I Gusti Ketut Jelantik
Keberanian dan keperwiraannya tampak begitu menentang tuntutan Belanda agar mengganti kerugian atas kapal-kapal yang dirampas dan mengakui kedaulatan Belanda di Hindia Belanda. Terbukti pada perundingan antara Belanda, Raja Buleleng dan Patih Agung I Gusti Ketut Jelantik sangat marah sambil memukul dada dengan kepalan tangan mengatakan “Tidak bisa menguasai negeri orang lain hanya dengan sehelai kertas saja tetapi harus diselesaikan di atas ujung keris. Selama saya masih hidup kerajaan ini tidak akan pernah mengakui kedaulatan Belanda”.
Tanggal 12 Mei 1845, Belanda mencari cara lain dengan perantaraan Raja Klungkung untuk menyelesaikan masalah perampasan perahu dagang yang tedampar di Pantai Sangsit.
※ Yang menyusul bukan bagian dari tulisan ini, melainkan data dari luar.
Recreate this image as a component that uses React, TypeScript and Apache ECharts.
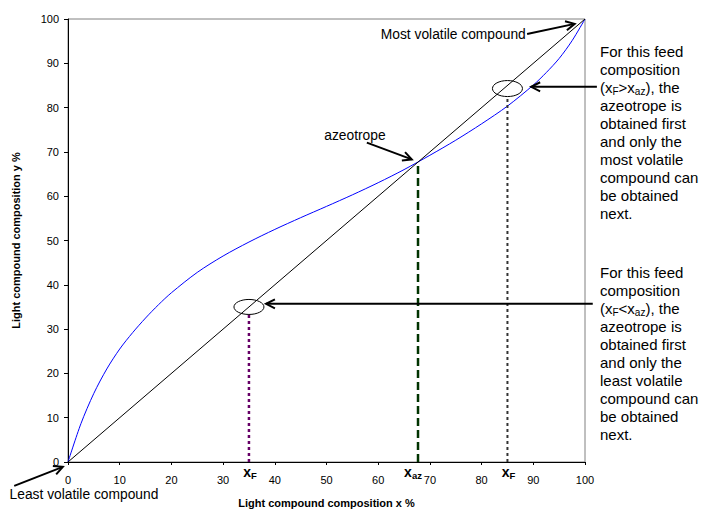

Belanda menuntut agar Buleleng menghapuskan hak “Tawan karang” (hak raja Bali untuk merampas perahu yang terdampar di pantai wilayah kerajaannya) dan mengakui kedaulatan Belanda atas kerajaan Buleleng.
Dalam kesempatan ini Ketut Jelantik bereaksi keras. Pada tanggal 27 Juni 1846 Belanda mengadakan perlawanan terhadap pasukan Bali dan pertempuran tersebut berlangsung sangat seru yang berakhir dengan jatuhnya Buleleng ke tangan Belanda pada tanggal 29 Juni 1846. Raja Buleleng dan patihnya, I Gusti Ketut Jelantik mundur ke desa Jagaraga untuk menyusun kekuatan.
Dalam mempertahankan desa (benteng) Jagakara, Patih Jelantik giat memperkuat pasukan dan mendapat dukungan dari kerajaan lain seperti Karangasem, Klungkung, Badung dan Mengwi. Patih Agung I Gusti Ketut Jelantik adalah orang yang ahli dalam strategi perang. Selain itu juga disegani oleh raja-raja di Bali karena keberanian dan tekad bajanya menentang Belanda. Pada tanggal 6 – 8 Juni 1848 pihak Belanda mengirimkan ekspedisi yang kedua tetapi Belanda tetap kalah dan keberhasilan Laskar Putih Jelantik sangat mengagetkan orang-orang Belanda sehingga menggegerkan parlemen Belanda.
Nilai Kepribadian Luhur yang Dimiliki
Patih Agung I Gusti Ketut Jelantik, patih yang gagah perkasa, pakar strategi dan pemberani dalam perang patut jadi kebanggaan bangsa. Keberaniannya luar biasa seperti tampak dari ucapannya kepada tentara Belanda “hai kau si mata putih (utusan Belanda) yang biadab, sampaikan pesanku kepada pemimpinmu di Betawi agar segera menyerang Den Bukit (Bali Utara)”.